Huddersfield MP Barry Sheerman has advised caution amongst his fellow MPs following Jeremy Corbyn’s landslide victory in the Labour Party leader election contest.

The 66-year-old who began the campaign as a rank outsider crushed his front bench opponents, Liz Kendall, Andy Burnham and Yvette Cooper.

Mr Sheerman, who has been an MP since 1979, and whose first choice for the leadership was Liz Kendall, said: “I think it’s been a shock to most of us that Jeremy has come from nowhere to win it on the first ballot.

“Much of has support has come from a large influx of people who joined recently on the £3 membership deal. The question now is how do you go forward?

“There’s going to be some horse-trading, let’s see how we go. He has won handsomely and now is not the time for people to start flouncing around. Everyone has to make compromises.”

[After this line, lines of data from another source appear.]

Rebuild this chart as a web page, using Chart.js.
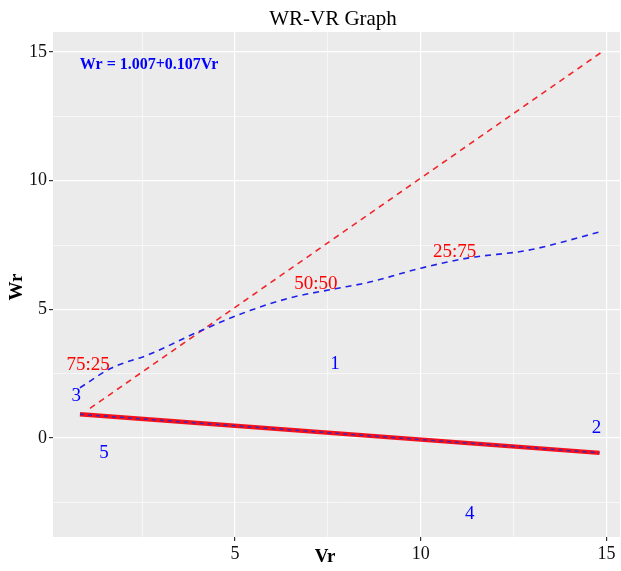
<!DOCTYPE html>
<html>
<head>
<meta charset="utf-8">
<script src="https://cdn.jsdelivr.net/npm/chart.js@4/dist/chart.umd.min.js"></script>
<style>
	html, body { margin: 0; padding: 0; background: #fff; }
	#wrap { width: 621px; height: 571px; }
</style>
</head>
<body>
<div id="wrap"><canvas id="chart" width="621" height="571"></canvas></div>
<script>
// 1:1 reference line
const equalVr = [1.1, 14.87];
const equalWr = [1.15, 15.0];

// blue dashed curve
const curveVr = [0.83, 1.65, 2.7, 4.05, 5.4, 6.5, 7.7, 8.6, 10.0, 11.3, 12.9, 14.8];
const curveWr = [1.95, 2.7, 3.25, 4.15, 4.95, 5.45, 5.8, 6.05, 6.6, 7.0, 7.3, 8.0];

// fitted line
const fitVr = [0.83, 14.81];
const fitWr = [0.92, -0.58];

// text labels placed in data coordinates
const redLabels = [
	{ text: '75:25', x: 1.05, y: 2.84 },
	{ text: '50:50', x: 7.18, y: 6.0 },
	{ text: '25:75', x: 10.91, y: 7.24 },
];
const blueLabels = [
	{ text: '3', x: 0.73, y: 1.63 },
	{ text: '1', x: 7.69, y: 2.88 },
	{ text: '2', x: 14.73, y: 0.39 },
	{ text: '5', x: 1.48, y: -0.58 },
	{ text: '4', x: 11.32, y: -2.96 },
];
const equation = { text: 'Wr = 1.007+0.107Vr', x: 2.69, y: 14.5 };

const xTicks = [5, 10, 15];
const yTicks = [0, 5, 10, 15];

const serif = '"Liberation Serif", "DejaVu Serif", serif';

function toPoints(xs, ys) {
	return xs.map((x, i) => ({ x, y: ys[i] }));
}

const panelBg = {
	id: 'panelBg',
	beforeDraw(chart) {
		const { ctx, chartArea: a } = chart;
		ctx.save();
		ctx.fillStyle = '#EBEBEB';
		ctx.fillRect(a.left, a.top, a.right - a.left, a.bottom - a.top);
		ctx.restore();
	},
};

const textLayer = {
	id: 'textLayer',
	afterDatasetsDraw(chart) {
		const { ctx } = chart;
		const xs = chart.scales.x;
		const ys = chart.scales.y;
		ctx.save();
		ctx.textAlign = 'center';
		ctx.textBaseline = 'middle';
		ctx.fillStyle = 'red';
		ctx.font = '19px ' + serif;
		redLabels.forEach((l) => ctx.fillText(l.text, xs.getPixelForValue(l.x), ys.getPixelForValue(l.y)));
		ctx.fillStyle = 'blue';
		blueLabels.forEach((l) => ctx.fillText(l.text, xs.getPixelForValue(l.x), ys.getPixelForValue(l.y)));
		ctx.font = 'bold 16px ' + serif;
		ctx.fillText(equation.text, xs.getPixelForValue(equation.x), ys.getPixelForValue(equation.y));
		ctx.restore();
	},
	afterDraw(chart) {
		const { ctx } = chart;
		ctx.save();
		ctx.fillStyle = '#000';
		ctx.textAlign = 'center';
		ctx.textBaseline = 'middle';
		ctx.font = '21px ' + serif;
		ctx.fillText('WR-VR Graph', 333, 19);
		ctx.font = 'bold 19px ' + serif;
		ctx.fillText('Vr', 325, 557);
		ctx.translate(17, 287);
		ctx.rotate(-Math.PI / 2);
		ctx.fillText('Wr', 0, 0);
		ctx.restore();
	},
};

function axisOptions(min, max, majors, size) {
	return {
		type: 'linear',
		min,
		max,
		border: { display: false },
		grid: {
			color: '#FFFFFF',
			lineWidth: (c) => (c.tick.value % 5 === 0 ? 1.2 : 0.6),
			drawTicks: true,
			tickLength: 4,
			tickColor: (c) => (majors.includes(c.tick.value) ? '#333333' : 'rgba(0,0,0,0)'),
		},
		ticks: {
			stepSize: 2.5,
			includeBounds: false,
			autoSkip: false,
			maxRotation: 0,
			padding: 2,
			color: '#111',
			font: { family: serif, size: 18 },
			callback: (v) => (majors.includes(v) ? String(v) : ''),
		},
		afterFit(scale) {
			if (scale.axis === 'x') {
				scale.height = size;
			} else {
				scale.width = size;
			}
		},
	};
}

const ctx = document.getElementById('chart').getContext('2d');
// eslint-disable-next-line no-new
new Chart(ctx, {
	type: 'line',
	data: {
		datasets: [
			{
				data: toPoints(equalVr, equalWr),
				borderColor: '#F0262B',
				borderWidth: 1.6,
				borderDash: [6, 5],
				pointRadius: 0,
				order: 4,
			},
			{
				data: toPoints(curveVr, curveWr),
				borderColor: '#2020E8',
				borderWidth: 1.6,
				borderDash: [6, 5],
				pointRadius: 0,
				cubicInterpolationMode: 'monotone',
				order: 3,
			},
			{
				data: toPoints(fitVr, fitWr),
				borderColor: '#F5101A',
				borderWidth: 4.5,
				pointRadius: 0,
				order: 2,
			},
			{
				data: toPoints(fitVr, fitWr),
				borderColor: 'rgba(50, 40, 190, 0.9)',
				borderWidth: 1.5,
				borderDash: [4, 4],
				pointRadius: 0,
				order: 1,
			},
		],
	},
	options: {
		responsive: false,
		animation: false,
		layout: { padding: { top: 32, right: 1, bottom: 0, left: 0 } },
		plugins: { legend: { display: false }, tooltip: { enabled: false } },
		scales: {
			x: axisOptions(0.105, 15.36, xTicks, 34),
			y: axisOptions(-3.85, 15.78, yTicks, 53),
		},
	},
	plugins: [panelBg, textLayer],
});
</script>
</body>
</html>
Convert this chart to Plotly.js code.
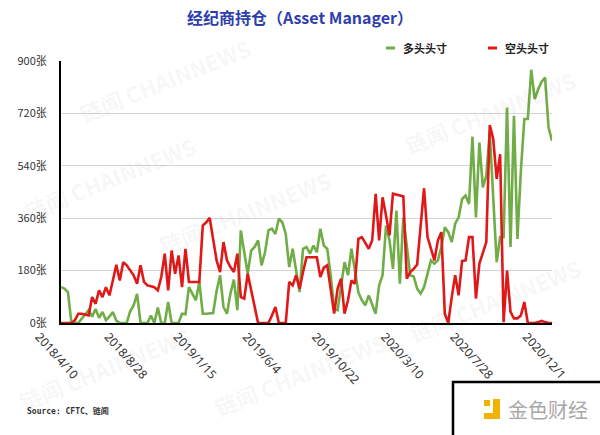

But already the resignations have come thick and fast.

Jeremy Corbyn is announced as the new leader of the Labour Party on September 12, 2015. (Photo by Jeff J Mitchell/Getty Images)
Jeremy Corbyn is announced as the new leader of the Labour Party on September 12, 2015. (Photo by Jeff J Mitchell/Getty Images)

Shadow health minister Jamie Reed, an outspoken critic of Mr Corbyn, announced his resignation from the Labour front bench within seconds of his victory while Shadow work and pensions spokesman Rachel Reeves was quick to follow.

Shadow education spokesman Tristram Hunt has said he will not serve in a Corbyn shadow cabinet and Yvette Cooper said she will return to the back benches. Chris Leslie, the shadow chancellor, made the same decision too.

Asked how Mr Corbyn’s famed disdain for messy compromises and preference for resolute principles would square with the inevitable compromises all democratic leaders have to make, Mr Sheerman said: “That is going to be one of the very interesting things that we will see how it develops.

“There was a real mood of anti-politics at the last General Election and I do think people are tired of conventional politics especially.

“I think Jeremy’s attraction to many members was that he was not out of central casting and one of the ‘men in suits’.”

Yorkshire First, a new party founded by former Holmfirth businessman Richard Carter, believes the county may have an ally in Mr Corbyn.

Richard Carter

Mr Carter, the party’s leader, said Mr Corbyn’s document Northern Future saw the need for power to be devolved and added: “We would like his support in our campaign for a first class, democratic, devolution settlement for Yorkshire, a settlement based on the needs and aspirations of all our communities.”